Exercise requirements: Images should be left out, and everything else in the listing reproduced exactly.

_ _ _

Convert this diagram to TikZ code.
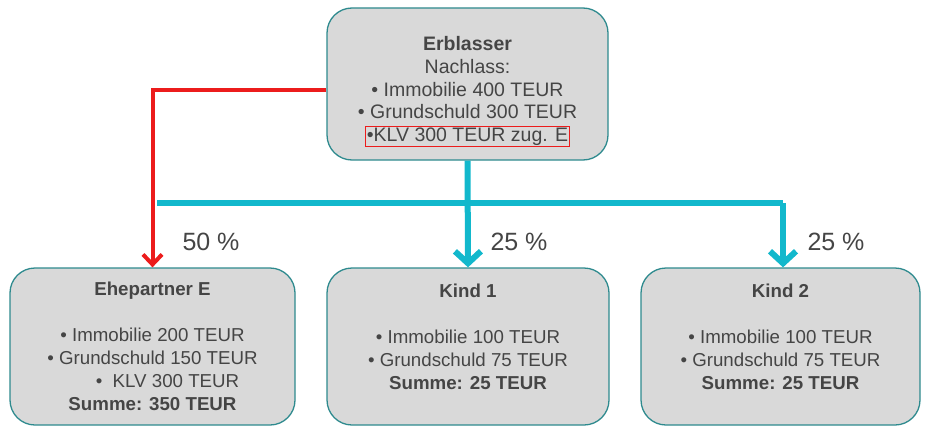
\documentclass[tikz,border=0pt]{standalone}
\usepackage{fontspec}
\setmainfont{Liberation Sans}
\usetikzlibrary{arrows.meta}

\definecolor{boxgray}{HTML}{D9D9D9}
\definecolor{boxline}{HTML}{2E8A8E}
\definecolor{flowcyan}{HTML}{12B8CC}
\definecolor{flowred}{HTML}{EC1C1C}
\definecolor{textgray}{HTML}{454545}

\begin{document}
\begin{tikzpicture}[x=1pt,y=-1pt]
\tikzstyle{person}=[draw=boxline,line width=1.3pt,fill=boxgray,rounded corners=25pt,
  align=center,text=textgray,inner sep=0pt]
\tikzstyle{share}=[line width=6pt,draw=flowcyan,-{Straight Barb[length=12pt,width=26pt]}]
\tikzstyle{spouse}=[line width=4pt,draw=flowred,-{Straight Barb[length=10pt,width=19pt]}]
\tikzstyle{quote}=[text=textgray,font=\fontsize{25}{28}\selectfont]
\useasboundingbox (0,0) rectangle (925,428);

\node[person,minimum width=281pt,minimum height=152pt,
  font=\fontsize{19.5}{22.7}\selectfont] (erbl) at (467.5,84)
  {\rule{0pt}{30pt}\textbf{Erblasser}\\ Nachlass:\\ • Immobilie 400 TEUR\\ • Grundschuld 300 TEUR\\
   {\setlength{\fboxsep}{1pt}\setlength{\fboxrule}{0.9pt}\color{flowred}\fbox{\color{textgray}•KLV 300 TEUR zug. E}}};
\node[person,minimum width=285pt,minimum height=157pt,
  font=\fontsize{18.7}{23}\selectfont] (ehe) at (152.5,346.5)
  {\textbf{Ehepartner E}\\[23pt] • Immobilie 200 TEUR\\ • Grundschuld 150 TEUR\\
   \hspace*{30pt}•\ \ KLV 300 TEUR\\ \textbf{Summe: 350 TEUR}};
\node[person,minimum width=282pt,minimum height=157pt,
  font=\fontsize{18.7}{23}\selectfont] (kind_1) at (468,346.5)
  {\textbf{Kind 1}\\[23pt] • Immobilie 100 TEUR\\ • Grundschuld 75 TEUR\\
   \textbf{Summe: 25 TEUR}\rule[-20pt]{0pt}{1pt}};
\node[person,minimum width=279pt,minimum height=157pt,
  font=\fontsize{18.7}{23}\selectfont] (kind_2) at (780.5,346.5)
  {\textbf{Kind 2}\\[23pt] • Immobilie 100 TEUR\\ • Grundschuld 75 TEUR\\
   \textbf{Summe: 25 TEUR}\rule[-20pt]{0pt}{1pt}};

\node[quote] (q_ehe) at (211,242) {50 \%};
\node[quote] (q_1) at (519,242) {25 \%};
\node[quote] (q_2) at (836,242) {25 \%};

\coordinate (split) at (157,203);
\coordinate (turn) at (783,203);

\draw[share,-] (split) -- (turn);
\draw[share] (erbl.south) -- (kind_1.north);
\draw[share] (turn) -- (turn |- kind_2.north);
\draw[spouse] ([yshift=-6pt]erbl.west) -| (ehe.north);
\end{tikzpicture}
\end{document}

_ _ _

Result:
Convert this diagram to TikZ code.
\documentclass[tikz,border=0pt]{standalone}
\usepackage{fontspec}
\setmainfont{Liberation Sans}
\usetikzlibrary{arrows.meta}

\definecolor{boxgray}{HTML}{D9D9D9}
\definecolor{boxline}{HTML}{2E8A8E}
\definecolor{flowcyan}{HTML}{12B8CC}
\definecolor{flowred}{HTML}{EC1C1C}
\definecolor{textgray}{HTML}{454545}

\begin{document}
\begin{tikzpicture}[x=1pt,y=-1pt]
\tikzstyle{person}=[draw=boxline,line width=1.3pt,fill=boxgray,rounded corners=25pt,
  align=center,text=textgray,inner sep=0pt]
\tikzstyle{share}=[line width=6pt,draw=flowcyan,-{Straight Barb[length=12pt,width=26pt]}]
\tikzstyle{spouse}=[line width=4pt,draw=flowred,-{Straight Barb[length=10pt,width=19pt]}]
\tikzstyle{quote}=[text=textgray,font=\fontsize{25}{28}\selectfont]
\useasboundingbox (0,0) rectangle (925,428);

\node[person,minimum width=281pt,minimum height=152pt,
  font=\fontsize{19.5}{22.7}\selectfont] (erbl) at (467.5,84)
  {\rule{0pt}{30pt}\textbf{Erblasser}\\ Nachlass:\\ • Immobilie 400 TEUR\\ • Grundschuld 300 TEUR\\
   {\setlength{\fboxsep}{1pt}\setlength{\fboxrule}{0.9pt}\color{flowred}\fbox{\color{textgray}•KLV 300 TEUR zug. E}}};
\node[person,minimum width=285pt,minimum height=157pt,
  font=\fontsize{18.7}{23}\selectfont] (ehe) at (152.5,346.5)
  {\textbf{Ehepartner E}\\[23pt] • Immobilie 200 TEUR\\ • Grundschuld 150 TEUR\\
   \hspace*{30pt}•\ \ KLV 300 TEUR\\ \textbf{Summe: 350 TEUR}};
\node[person,minimum width=282pt,minimum height=157pt,
  font=\fontsize{18.7}{23}\selectfont] (kind_1) at (468,346.5)
  {\textbf{Kind 1}\\[23pt] • Immobilie 100 TEUR\\ • Grundschuld 75 TEUR\\
   \textbf{Summe: 25 TEUR}\rule[-20pt]{0pt}{1pt}};
\node[person,minimum width=279pt,minimum height=157pt,
  font=\fontsize{18.7}{23}\selectfont] (kind_2) at (780.5,346.5)
  {\textbf{Kind 2}\\[23pt] • Immobilie 100 TEUR\\ • Grundschuld 75 TEUR\\
   \textbf{Summe: 25 TEUR}\rule[-20pt]{0pt}{1pt}};

\node[quote] (q_ehe) at (211,242) {50 \%};
\node[quote] (q_1) at (519,242) {25 \%};
\node[quote] (q_2) at (836,242) {25 \%};

\coordinate (split) at (157,203);
\coordinate (turn) at (783,203);

\draw[share,-] (split) -- (turn);
\draw[share] (erbl.south) -- (kind_1.north);
\draw[share] (turn) -- (turn |- kind_2.north);
\draw[spouse] ([yshift=-6pt]erbl.west) -| (ehe.north);
\end{tikzpicture}
\end{document}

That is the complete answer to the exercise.